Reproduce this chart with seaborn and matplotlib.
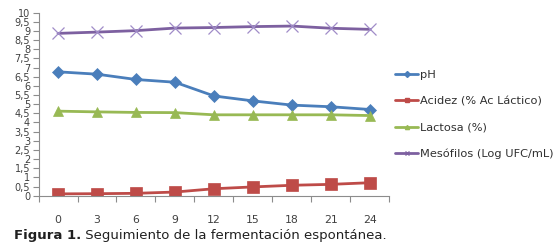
import numpy as np
import pandas as pd
import seaborn as sns
import matplotlib
matplotlib.use("Agg")
import matplotlib.pyplot as plt
from matplotlib.lines import Line2D
from matplotlib.ticker import FuncFormatter, MultipleLocator

hours = [0, 3, 6, 9, 12, 15, 18, 21, 24]
ph = [6.77, 6.64, 6.35, 6.2, 5.45, 5.18, 4.95, 4.86, 4.71]
acidez = [0.1, 0.11, 0.13, 0.2, 0.38, 0.48, 0.57, 0.62, 0.71]
lactosa = [4.62, 4.58, 4.55, 4.54, 4.42, 4.42, 4.42, 4.42, 4.38]
mesofilos = [8.87, 8.94, 9.02, 9.16, 9.19, 9.24, 9.27, 9.15, 9.09]
series_names = ["pH", "Acidez (% Ac Láctico)", "Lactosa (%)", "Mesófilos (Log UFC/mL)"]
caption_bold = "Figura 1."
caption_rest = " Seguimiento de la fermentación espontánea."

colors = ["#4A7EBB", "#BE4B48", "#98B954", "#7D60A0"]
markers = ["D", "s", "^", "x"]
msizes = [6, 8, 7, 9]

df = pd.DataFrame({
    "hora": hours * 4,
    "valor": ph + acidez + lactosa + mesofilos,
    "serie": sum([[n] * len(hours) for n in series_names], []),
})

sns.set_theme(style="white")
plt.rcParams["font.family"] = ["DejaVu Sans"]

fig = plt.figure(figsize=(5.57, 2.46), dpi=100)
ax = fig.add_axes([38.5 / 557, 1 - 195.7 / 246, (389.5 - 38.5) / 557, (195.7 - 12.7) / 246])

for name, c, m, ms in zip(series_names, colors, markers, msizes):
    sub = df[df["serie"] == name]
    mec = "#A08CC8" if m == "x" else c
    sns.lineplot(data=sub, x="hora", y="valor", color=c, marker=m, markersize=ms,
                 linewidth=2.0, markeredgecolor=mec, markeredgewidth=0.9 if m == "x" else 0.5,
                 ax=ax, legend=False)

ax.set_xlim(-1.5, 25.5)
ax.set_ylim(0, 10)
ax.set_xticks(hours)
ax.set_xticks(np.arange(-1.5, 26, 3), minor=True)
ax.yaxis.set_major_locator(MultipleLocator(0.5))
ax.yaxis.set_major_formatter(FuncFormatter(lambda v, p: ("%g" % v).replace(".", ",")))
ax.tick_params(axis="x", which="major", length=0, pad=14, labelsize=7.8, labelcolor="#404040")
ax.tick_params(axis="x", which="minor", length=4, width=0.8, color="#8c8c8c", direction="out", bottom=True)
ax.tick_params(axis="y", which="major", length=4, width=0.8, color="#8c8c8c", direction="out",
               left=True, pad=2, labelsize=7, labelcolor="#404040")
ax.set_xlabel("")
ax.set_ylabel("")
for s in ["top", "right"]:
    ax.spines[s].set_visible(False)
for s in ["left", "bottom"]:
    ax.spines[s].set_color("#8c8c8c")
    ax.spines[s].set_linewidth(0.8)
ax.grid(False)

handles = [Line2D([0], [0], color=c, marker=m, markersize=3, linewidth=2.0)
           for c, m in zip(colors, markers)]
fig.legend(handles, series_names, loc="upper left", bbox_to_anchor=(385 / 557, 1 - 60 / 246),
           frameon=False, fontsize=8.2, handlelength=2.0, handletextpad=0.2, labelspacing=1.42,
           labelcolor="#303030")

t1 = fig.text(14 / 557, 1 - 236 / 246, caption_bold, fontsize=9.5, fontweight="bold",
              va="center", ha="left", color="#202020")
fig.canvas.draw()
bb = t1.get_window_extent(fig.canvas.get_renderer())
fig.text(bb.x1 / fig.bbox.width, 1 - 236 / 246, caption_rest, fontsize=9.5,
         va="center", ha="left", color="#202020")

fig.savefig("out.png", dpi=100)
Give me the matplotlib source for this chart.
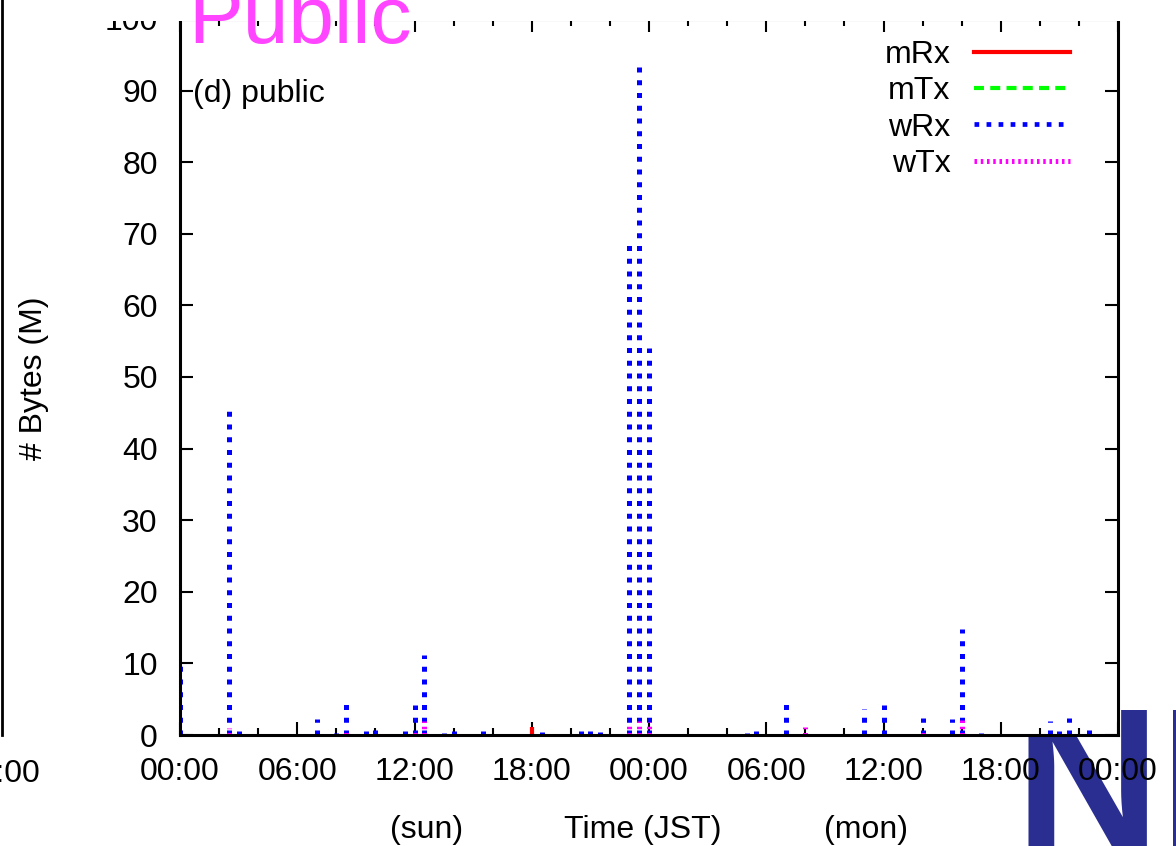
import matplotlib
matplotlib.use('Agg')
import matplotlib.pyplot as plt
from matplotlib.lines import Line2D
from matplotlib.patches import Rectangle

plt.rcParams['font.family'] = ['Liberation Sans', 'DejaVu Sans']

# hours since 00:00 (sat/sun boundary), values in MBytes
mrx_hours = [18.0]
mrx_vals = [1.1]
mtx_hours = []
mtx_vals = []
wrx_hours = [0, 2.5, 3, 7, 8, 8.5, 9.5, 10, 11.5, 12, 12.5, 13.5, 14, 15.5,
             18.5, 20.5, 21, 21.5, 23, 23.5, 24, 25.5, 29, 29.5, 31, 35, 36,
             37, 38, 39.5, 40, 41, 44.5, 45, 45.5, 46.5]
wrx_vals = [9.8, 46, 0.6, 2.3, 0.3, 4.3, 0.5, 0.8, 0.6, 4.2, 11.2, 0.3, 0.6, 0.6,
            0.4, 0.6, 0.6, 0.4, 69, 94, 54, 0.2, 0.3, 0.5, 4.3, 3.6, 4.2,
            0.1, 2.4, 2.3, 14.8, 0.3, 1.9, 0.6, 2.4, 0.7]
wtx_hours = [2.5, 8.5, 12, 12.5, 23, 23.5, 24, 32, 38, 40]
wtx_vals = [1.0, 0.8, 0.9, 2.0, 1.6, 2.0, 1.8, 1.1, 0.5, 2.2]

xtick_pos = [0, 6, 12, 18, 24, 30, 36, 42, 48]
xtick_labels = ['00:00', '06:00', '12:00', '18:00', '00:00', '06:00', '12:00', '18:00', '00:00']

W, H = 1176, 846
fig = plt.figure(figsize=(W / 100, H / 100), dpi=100)
ax = fig.add_axes([180 / W, 1 - 735 / H, (1118 - 180) / W, (735 - 19) / H])

fs = 23
red_ls = '-'
green_ls = (0, (2.4, 1.5))
blue_ls = (0, (1, 1.55))
mag_ls = (0, (0.5, 0.75))

ax.vlines(mrx_hours, 0, mrx_vals, colors='#ff0000', linewidth=3, linestyles=red_ls)
ax.vlines(mtx_hours, 0, mtx_vals, colors='#00ff00', linewidth=3, linestyles=[green_ls])
ax.vlines(wrx_hours, 0, wrx_vals, colors='#0000ff', linewidth=3.6, linestyles=[blue_ls])
ax.vlines(wtx_hours, 0, wtx_vals, colors='#ff00ff', linewidth=3.6, linestyles=[mag_ls])

ax.set_xlim(0, 48)
ax.set_ylim(0, 100)
ax.set_xticks(xtick_pos)
ax.set_xticklabels(xtick_labels)
ax.set_xticks(range(0, 49, 2), minor=True)
ax.set_yticks(range(0, 101, 10))
ax.tick_params(which='both', direction='in', top=True, right=True, width=1.5,
               labelsize=fs, colors='black')
ax.tick_params(which='major', length=9.5)
ax.tick_params(which='minor', length=5)
ax.tick_params(axis='y', pad=16)
ax.tick_params(axis='x', pad=16)
for s in ax.spines.values():
    s.set_linewidth(2.2)

fig.text(193 / W, 1 - 102 / H, '(d) public', fontsize=fs, va='baseline', ha='left')

handles = [Line2D([], [], color='#ff0000', lw=3, ls=red_ls),
           Line2D([], [], color='#00ff00', lw=3, ls=green_ls),
           Line2D([], [], color='#0000ff', lw=3.4, ls=blue_ls),
           Line2D([], [], color='#ff00ff', lw=3.6, ls=mag_ls)]
ax.legend(handles, ['mRx', 'mTx', 'wRx', 'wTx'], loc='upper right', frameon=False,
          bbox_to_anchor=(1 - 27 / 938, 1),
          markerfirst=False, fontsize=fs, handlelength=3.0, handletextpad=0.75,
          labelspacing=0.2, borderaxespad=0.35, borderpad=0.3)

fig.text(34 / W, 1 - 378 / H, '# Bytes (M)', fontsize=fs, rotation=90,
         ha='center', va='center')
fig.text(427 / W, 1 - 838 / H, '(sun)', fontsize=fs, ha='center', va='baseline')
fig.text(643 / W, 1 - 838 / H, 'Time (JST)', fontsize=fs, ha='center', va='baseline')
fig.text(866 / W, 1 - 838 / H, '(mon)', fontsize=fs, ha='center', va='baseline')

# strip cut off at the top of the slide
fig.patches.append(Rectangle((60 / W, 1 - 21.5 / H), 1, 21.5 / H, transform=fig.transFigure,
                             facecolor='white', edgecolor='none', zorder=5))
fig.text(188 / W, 1 - 43 / H, 'Public', fontsize=59, color='#ff45ff',
         va='baseline', ha='left', zorder=6)

# neighbouring panel on the left
fig.lines.append(Line2D([2 / W, 2 / W], [1 - 735 / H, 1], transform=fig.transFigure,
                        color='black', lw=2))
fig.text(1 / W, 1 - 782 / H, '00:00', fontsize=fs, ha='center', va='baseline')

# logo in the bottom right corner
fig.text(1015 / W, 1 - 848 / H, 'NI', fontsize=145, fontweight='bold',
         color='#2a2e91', va='baseline', ha='left', zorder=-1)

fig.savefig('out.png', dpi=100)
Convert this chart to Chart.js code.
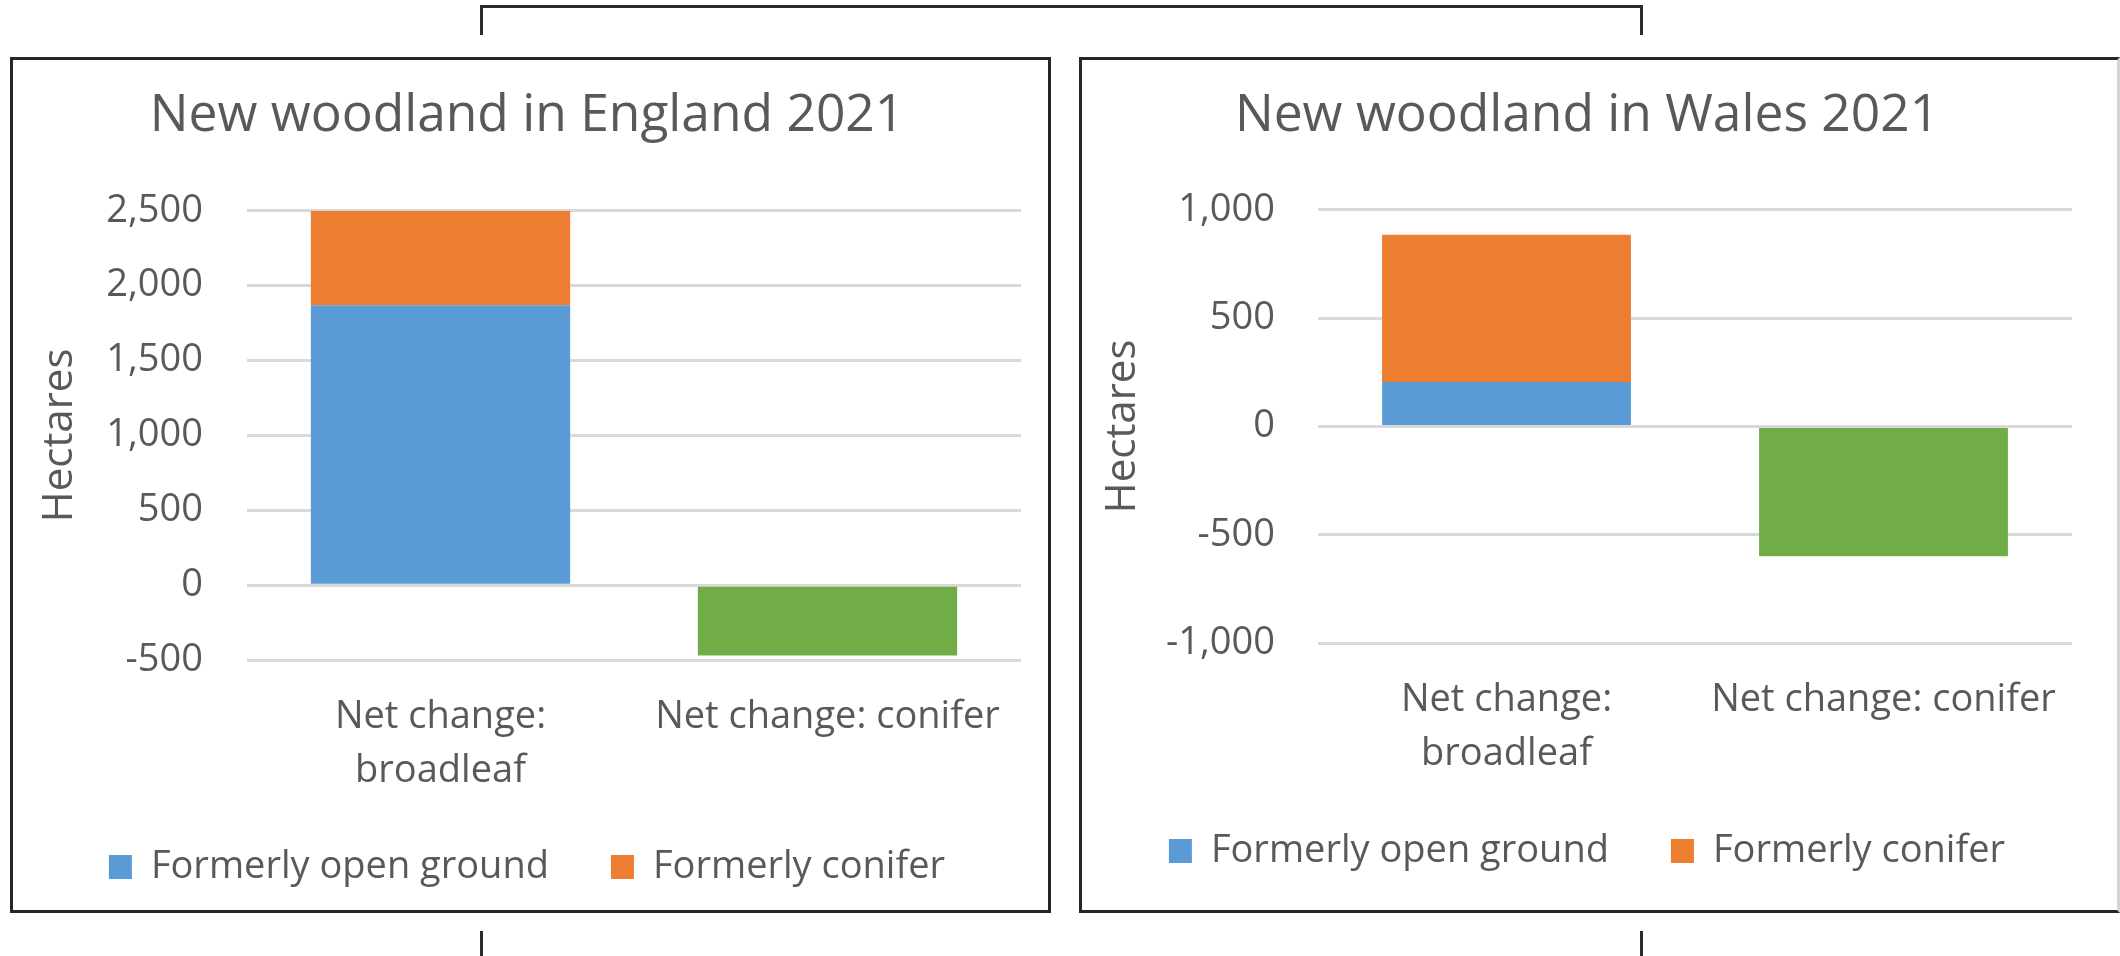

• • •

Write out exactly the opening lines of the data, stopping after the line that holds "from matplotlib.ticker import". Exclude pictures.

Reproduce this chart with seaborn and matplotlib.
import numpy as np
import pandas as pd
import seaborn as sns
import matplotlib
matplotlib.use("Agg")
import matplotlib.pyplot as plt
from matplotlib.lines import Line2D
from matplotlib.ticker import FuncFormatter, MultipleLocator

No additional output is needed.